DH28M

PATCHING GASOLINE TANKER - AFTER RAID ON DARWIN

by S/Sgt Harold DePeel, 28th Sqd.

            While in Darwin Australia on detached service from my squadron, working on a servicing detail refueling transit ships and pursuit ships going north, we encountered the first air raid the Japs made on Darwin, Australia.

            The first raid came about 10:30 am on the morning of 19th February. The field was strafed and both hangers bombed. Then about 2:00 pm that afternoon 2 flights of bombers, 27 in each flight, flew over the field at high altitude and dropped their bombs. We had our one and only “G.I.” 2000 gal tanker dispersed in the woods near by which happened to be in the line of flight the Jap bombers had taken.

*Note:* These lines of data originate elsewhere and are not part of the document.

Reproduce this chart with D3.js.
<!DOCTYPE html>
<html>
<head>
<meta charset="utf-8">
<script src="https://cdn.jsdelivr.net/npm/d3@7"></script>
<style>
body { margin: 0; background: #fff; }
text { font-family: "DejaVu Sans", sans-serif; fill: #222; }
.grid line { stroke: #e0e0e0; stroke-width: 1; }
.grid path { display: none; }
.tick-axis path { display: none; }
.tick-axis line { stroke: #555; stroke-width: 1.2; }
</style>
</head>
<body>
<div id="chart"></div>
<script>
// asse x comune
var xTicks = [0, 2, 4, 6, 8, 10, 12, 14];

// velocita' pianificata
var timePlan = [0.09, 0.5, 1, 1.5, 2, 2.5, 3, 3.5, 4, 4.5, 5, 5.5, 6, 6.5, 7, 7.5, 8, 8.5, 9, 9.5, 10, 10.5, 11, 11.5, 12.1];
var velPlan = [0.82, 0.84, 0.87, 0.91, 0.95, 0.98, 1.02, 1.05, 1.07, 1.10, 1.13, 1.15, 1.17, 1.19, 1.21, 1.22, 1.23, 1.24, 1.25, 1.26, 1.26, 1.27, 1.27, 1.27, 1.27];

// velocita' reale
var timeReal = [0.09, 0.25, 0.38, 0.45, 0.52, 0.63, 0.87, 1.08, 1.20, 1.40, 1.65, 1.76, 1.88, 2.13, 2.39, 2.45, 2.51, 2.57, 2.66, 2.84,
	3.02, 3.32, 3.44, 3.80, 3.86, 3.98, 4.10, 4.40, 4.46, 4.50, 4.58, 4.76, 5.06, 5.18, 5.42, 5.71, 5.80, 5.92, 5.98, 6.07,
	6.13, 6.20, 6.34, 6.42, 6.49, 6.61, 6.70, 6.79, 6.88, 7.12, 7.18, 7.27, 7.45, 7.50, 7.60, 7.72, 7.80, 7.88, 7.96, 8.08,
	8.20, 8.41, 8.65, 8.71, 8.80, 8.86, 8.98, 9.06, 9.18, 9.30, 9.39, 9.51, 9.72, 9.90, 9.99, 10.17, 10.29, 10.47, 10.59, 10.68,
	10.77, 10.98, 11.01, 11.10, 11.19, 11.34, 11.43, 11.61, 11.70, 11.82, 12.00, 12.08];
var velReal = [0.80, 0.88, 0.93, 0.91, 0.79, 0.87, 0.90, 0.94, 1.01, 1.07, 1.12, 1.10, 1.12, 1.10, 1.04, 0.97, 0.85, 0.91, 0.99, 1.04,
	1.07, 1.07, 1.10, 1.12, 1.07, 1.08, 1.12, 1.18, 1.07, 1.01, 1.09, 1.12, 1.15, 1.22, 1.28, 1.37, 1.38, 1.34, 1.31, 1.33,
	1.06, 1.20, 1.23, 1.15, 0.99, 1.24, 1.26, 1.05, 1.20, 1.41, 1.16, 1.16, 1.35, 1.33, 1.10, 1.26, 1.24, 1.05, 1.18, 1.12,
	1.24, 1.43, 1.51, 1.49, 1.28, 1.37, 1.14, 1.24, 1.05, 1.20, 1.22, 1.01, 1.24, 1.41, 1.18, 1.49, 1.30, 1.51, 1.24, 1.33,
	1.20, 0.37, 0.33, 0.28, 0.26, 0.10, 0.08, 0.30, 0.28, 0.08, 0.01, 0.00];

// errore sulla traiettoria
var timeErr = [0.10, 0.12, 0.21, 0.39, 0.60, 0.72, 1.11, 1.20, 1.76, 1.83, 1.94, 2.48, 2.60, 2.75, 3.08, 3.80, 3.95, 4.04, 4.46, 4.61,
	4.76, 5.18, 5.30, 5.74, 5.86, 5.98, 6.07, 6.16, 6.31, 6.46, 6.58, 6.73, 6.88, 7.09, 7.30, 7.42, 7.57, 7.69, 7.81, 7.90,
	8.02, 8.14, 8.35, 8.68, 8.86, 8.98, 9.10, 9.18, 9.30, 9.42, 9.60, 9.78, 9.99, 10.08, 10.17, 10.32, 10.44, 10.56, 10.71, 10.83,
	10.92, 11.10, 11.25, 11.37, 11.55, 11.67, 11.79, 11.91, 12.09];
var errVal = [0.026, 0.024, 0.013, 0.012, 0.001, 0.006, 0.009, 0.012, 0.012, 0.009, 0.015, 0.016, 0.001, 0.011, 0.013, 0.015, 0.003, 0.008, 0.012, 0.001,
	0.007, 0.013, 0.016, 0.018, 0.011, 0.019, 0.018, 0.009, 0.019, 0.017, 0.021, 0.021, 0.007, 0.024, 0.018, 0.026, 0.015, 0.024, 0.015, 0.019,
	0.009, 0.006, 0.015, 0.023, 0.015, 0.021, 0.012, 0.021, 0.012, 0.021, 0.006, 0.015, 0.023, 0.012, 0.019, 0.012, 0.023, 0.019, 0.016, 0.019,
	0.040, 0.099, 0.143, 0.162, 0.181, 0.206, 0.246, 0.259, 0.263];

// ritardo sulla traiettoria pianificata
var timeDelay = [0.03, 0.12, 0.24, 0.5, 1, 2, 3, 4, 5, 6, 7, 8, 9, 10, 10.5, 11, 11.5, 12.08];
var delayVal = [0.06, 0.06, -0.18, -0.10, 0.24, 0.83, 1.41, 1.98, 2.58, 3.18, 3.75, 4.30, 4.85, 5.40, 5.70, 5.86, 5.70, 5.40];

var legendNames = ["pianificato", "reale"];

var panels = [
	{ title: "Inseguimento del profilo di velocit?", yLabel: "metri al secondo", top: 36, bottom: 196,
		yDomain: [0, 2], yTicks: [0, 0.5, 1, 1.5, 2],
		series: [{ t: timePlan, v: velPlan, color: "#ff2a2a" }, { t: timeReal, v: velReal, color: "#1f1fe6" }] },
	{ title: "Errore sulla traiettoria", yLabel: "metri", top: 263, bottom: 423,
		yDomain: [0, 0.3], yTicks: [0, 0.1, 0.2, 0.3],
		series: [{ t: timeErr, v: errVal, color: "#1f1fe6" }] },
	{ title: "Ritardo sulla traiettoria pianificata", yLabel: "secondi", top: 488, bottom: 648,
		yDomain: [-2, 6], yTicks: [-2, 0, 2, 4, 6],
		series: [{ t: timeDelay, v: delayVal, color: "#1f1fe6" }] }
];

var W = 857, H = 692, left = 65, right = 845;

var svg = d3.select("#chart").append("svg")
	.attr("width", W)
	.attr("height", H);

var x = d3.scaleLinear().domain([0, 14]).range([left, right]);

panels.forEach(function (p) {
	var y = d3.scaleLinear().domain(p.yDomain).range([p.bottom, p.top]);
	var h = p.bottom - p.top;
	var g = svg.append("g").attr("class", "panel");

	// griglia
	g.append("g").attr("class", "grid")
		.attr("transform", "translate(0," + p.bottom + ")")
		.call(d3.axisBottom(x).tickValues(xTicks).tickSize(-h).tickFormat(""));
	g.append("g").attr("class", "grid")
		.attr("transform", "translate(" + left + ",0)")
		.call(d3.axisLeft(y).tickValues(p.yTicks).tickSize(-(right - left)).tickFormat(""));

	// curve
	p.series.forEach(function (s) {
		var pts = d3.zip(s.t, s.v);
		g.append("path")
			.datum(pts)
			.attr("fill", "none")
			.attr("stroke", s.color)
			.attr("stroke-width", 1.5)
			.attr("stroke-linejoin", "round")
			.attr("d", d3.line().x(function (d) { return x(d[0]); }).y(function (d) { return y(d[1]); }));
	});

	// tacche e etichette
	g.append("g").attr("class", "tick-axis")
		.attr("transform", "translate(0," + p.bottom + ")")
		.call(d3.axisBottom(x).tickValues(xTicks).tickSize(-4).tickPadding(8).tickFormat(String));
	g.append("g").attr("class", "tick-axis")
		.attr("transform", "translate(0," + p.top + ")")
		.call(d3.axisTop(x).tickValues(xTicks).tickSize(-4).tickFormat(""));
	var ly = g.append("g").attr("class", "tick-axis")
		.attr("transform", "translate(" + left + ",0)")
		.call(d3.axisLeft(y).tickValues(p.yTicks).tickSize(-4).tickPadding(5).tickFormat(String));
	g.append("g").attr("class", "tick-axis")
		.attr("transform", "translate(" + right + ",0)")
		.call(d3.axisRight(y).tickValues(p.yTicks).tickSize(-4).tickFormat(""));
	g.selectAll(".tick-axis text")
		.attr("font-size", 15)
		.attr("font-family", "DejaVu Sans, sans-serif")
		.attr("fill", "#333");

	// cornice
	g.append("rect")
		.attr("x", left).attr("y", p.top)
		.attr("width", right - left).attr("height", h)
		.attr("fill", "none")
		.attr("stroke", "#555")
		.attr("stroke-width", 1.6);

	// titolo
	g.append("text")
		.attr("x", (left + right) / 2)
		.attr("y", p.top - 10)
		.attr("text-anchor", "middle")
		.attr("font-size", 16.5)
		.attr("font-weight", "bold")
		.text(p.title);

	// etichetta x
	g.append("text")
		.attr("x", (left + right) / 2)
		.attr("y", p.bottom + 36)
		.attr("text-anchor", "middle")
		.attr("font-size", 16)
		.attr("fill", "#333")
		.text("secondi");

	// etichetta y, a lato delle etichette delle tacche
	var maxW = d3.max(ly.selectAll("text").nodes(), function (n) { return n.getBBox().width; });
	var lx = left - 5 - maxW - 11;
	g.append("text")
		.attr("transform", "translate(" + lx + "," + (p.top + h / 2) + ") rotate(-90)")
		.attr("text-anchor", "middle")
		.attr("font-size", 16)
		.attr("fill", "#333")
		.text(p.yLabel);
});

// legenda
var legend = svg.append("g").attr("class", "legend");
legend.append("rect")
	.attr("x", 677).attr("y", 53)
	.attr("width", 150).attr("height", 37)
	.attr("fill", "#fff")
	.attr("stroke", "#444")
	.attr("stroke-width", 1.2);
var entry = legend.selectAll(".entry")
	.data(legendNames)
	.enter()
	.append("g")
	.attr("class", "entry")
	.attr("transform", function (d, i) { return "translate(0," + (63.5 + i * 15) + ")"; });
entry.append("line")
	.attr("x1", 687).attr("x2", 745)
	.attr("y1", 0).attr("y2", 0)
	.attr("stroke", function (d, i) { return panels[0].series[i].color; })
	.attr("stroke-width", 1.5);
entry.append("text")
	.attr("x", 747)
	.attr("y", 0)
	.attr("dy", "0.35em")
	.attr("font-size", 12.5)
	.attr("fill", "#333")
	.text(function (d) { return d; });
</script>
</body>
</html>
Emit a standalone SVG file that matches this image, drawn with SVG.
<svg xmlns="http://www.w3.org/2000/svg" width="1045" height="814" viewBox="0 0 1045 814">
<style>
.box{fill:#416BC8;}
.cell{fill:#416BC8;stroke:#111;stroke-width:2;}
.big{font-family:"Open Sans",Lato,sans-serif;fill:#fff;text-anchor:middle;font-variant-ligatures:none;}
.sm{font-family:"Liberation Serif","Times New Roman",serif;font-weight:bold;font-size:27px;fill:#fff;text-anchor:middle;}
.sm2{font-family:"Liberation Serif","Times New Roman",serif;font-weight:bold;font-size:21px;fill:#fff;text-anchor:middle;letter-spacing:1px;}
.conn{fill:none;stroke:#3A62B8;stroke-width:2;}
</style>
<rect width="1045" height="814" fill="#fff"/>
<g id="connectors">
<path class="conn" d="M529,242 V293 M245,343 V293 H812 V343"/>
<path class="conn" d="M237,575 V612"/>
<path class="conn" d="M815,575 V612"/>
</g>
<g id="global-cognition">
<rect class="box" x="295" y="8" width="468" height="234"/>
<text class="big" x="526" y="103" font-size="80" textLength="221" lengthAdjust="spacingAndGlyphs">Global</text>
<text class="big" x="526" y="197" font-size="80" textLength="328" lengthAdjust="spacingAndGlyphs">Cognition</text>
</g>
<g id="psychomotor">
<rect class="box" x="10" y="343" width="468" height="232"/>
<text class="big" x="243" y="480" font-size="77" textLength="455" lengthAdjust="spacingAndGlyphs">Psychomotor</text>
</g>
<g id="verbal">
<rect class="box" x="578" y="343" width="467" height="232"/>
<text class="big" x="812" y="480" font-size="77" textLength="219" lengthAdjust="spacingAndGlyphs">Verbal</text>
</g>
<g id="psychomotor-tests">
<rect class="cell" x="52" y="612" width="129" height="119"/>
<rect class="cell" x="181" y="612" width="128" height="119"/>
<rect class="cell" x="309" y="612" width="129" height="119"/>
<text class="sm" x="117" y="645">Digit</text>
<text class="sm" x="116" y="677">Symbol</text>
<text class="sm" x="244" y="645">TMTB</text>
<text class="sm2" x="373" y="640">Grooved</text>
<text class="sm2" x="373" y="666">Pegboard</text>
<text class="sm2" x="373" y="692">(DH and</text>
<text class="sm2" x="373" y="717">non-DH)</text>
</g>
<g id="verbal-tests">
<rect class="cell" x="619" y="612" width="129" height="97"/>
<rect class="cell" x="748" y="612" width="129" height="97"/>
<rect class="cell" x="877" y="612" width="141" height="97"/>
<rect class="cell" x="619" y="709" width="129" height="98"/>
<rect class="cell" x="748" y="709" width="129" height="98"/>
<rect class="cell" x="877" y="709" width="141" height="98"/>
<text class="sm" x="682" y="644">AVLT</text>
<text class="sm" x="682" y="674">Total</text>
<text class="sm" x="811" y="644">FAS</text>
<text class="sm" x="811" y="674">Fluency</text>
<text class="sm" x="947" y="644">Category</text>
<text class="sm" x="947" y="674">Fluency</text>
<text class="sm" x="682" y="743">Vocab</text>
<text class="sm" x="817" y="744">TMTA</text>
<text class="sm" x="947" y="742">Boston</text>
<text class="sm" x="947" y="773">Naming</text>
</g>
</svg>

            There were three near misses but no direct hits on the tanker, but one piece of shrapnel hit the tank cutting a hole six inches long about a third of the way down from the top of the tank. Some way this hole had to be patched to make the much needed tanker serviceable again.

            By removing some of the self-sealing lining from a gas tank of a P-40 that had been wrecked during the air raid, I devised a patch holding it in place by a bolt through a small plate on both inside and outside squeezing the self sealing lining into the hole, putting the tanker back in commission as good as new.